BRIEF – Copy each line below in which the word "LaTeX" occurs.

STORED DATA –
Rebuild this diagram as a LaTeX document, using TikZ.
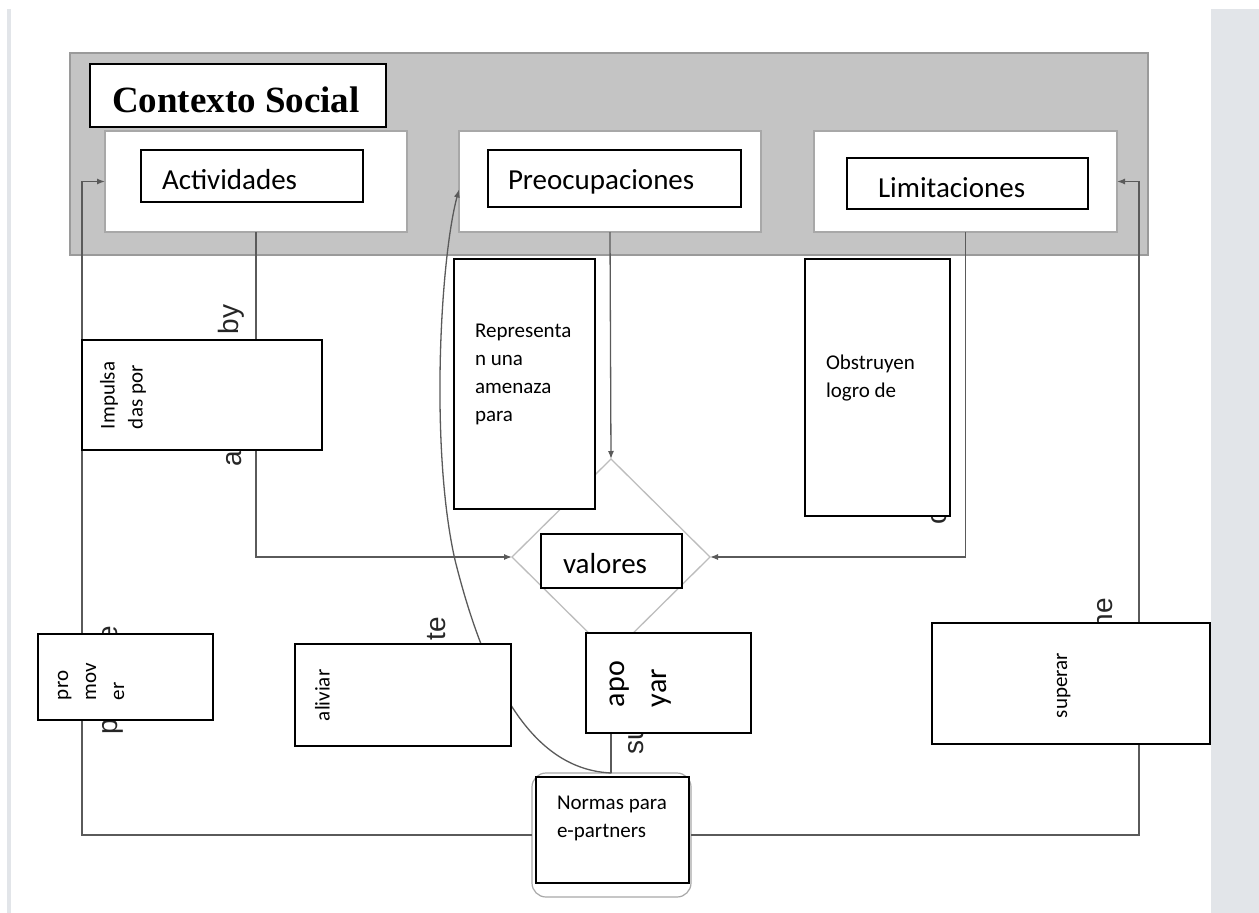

---

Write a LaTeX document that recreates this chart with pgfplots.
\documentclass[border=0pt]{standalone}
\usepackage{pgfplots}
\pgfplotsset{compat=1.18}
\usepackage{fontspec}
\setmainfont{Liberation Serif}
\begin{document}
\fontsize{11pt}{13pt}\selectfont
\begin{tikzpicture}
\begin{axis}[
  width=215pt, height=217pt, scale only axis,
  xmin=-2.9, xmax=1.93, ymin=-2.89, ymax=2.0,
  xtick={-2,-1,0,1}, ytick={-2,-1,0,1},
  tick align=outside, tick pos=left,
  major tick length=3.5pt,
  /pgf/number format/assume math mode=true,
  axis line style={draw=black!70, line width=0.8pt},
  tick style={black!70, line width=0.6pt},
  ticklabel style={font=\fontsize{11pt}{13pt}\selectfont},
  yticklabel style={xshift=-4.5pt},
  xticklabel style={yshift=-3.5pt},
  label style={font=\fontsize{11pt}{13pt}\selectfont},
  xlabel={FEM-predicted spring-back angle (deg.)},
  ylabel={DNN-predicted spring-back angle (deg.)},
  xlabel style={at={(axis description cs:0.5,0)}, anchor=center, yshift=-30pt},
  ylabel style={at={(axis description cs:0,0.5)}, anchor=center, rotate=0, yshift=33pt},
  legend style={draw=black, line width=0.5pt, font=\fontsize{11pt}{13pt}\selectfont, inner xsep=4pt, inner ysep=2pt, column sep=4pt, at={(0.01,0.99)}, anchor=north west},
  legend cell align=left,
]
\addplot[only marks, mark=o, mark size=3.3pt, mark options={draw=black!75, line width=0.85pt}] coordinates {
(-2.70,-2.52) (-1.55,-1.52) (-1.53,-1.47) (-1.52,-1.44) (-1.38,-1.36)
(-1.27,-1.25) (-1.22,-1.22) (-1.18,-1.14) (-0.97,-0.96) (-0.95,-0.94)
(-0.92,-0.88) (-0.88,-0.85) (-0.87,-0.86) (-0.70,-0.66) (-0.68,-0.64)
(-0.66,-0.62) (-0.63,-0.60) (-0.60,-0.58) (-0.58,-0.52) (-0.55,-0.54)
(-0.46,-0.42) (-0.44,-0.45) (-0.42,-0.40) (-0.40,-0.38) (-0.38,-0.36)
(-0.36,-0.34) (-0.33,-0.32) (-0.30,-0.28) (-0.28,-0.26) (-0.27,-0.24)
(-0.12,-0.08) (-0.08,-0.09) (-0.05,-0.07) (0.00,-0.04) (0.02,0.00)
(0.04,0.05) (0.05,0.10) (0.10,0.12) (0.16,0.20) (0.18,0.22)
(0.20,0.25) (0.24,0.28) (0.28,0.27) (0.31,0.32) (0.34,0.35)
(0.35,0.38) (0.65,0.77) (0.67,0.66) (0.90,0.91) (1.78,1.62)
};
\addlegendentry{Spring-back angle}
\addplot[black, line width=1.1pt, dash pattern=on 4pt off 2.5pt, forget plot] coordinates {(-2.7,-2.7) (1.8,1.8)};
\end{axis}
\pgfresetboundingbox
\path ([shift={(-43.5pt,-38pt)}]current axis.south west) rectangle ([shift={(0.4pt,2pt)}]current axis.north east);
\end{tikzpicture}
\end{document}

COMPLETED EXERCISE –
Rebuild this diagram as a LaTeX document, using TikZ.
Write a LaTeX document that recreates this chart with pgfplots.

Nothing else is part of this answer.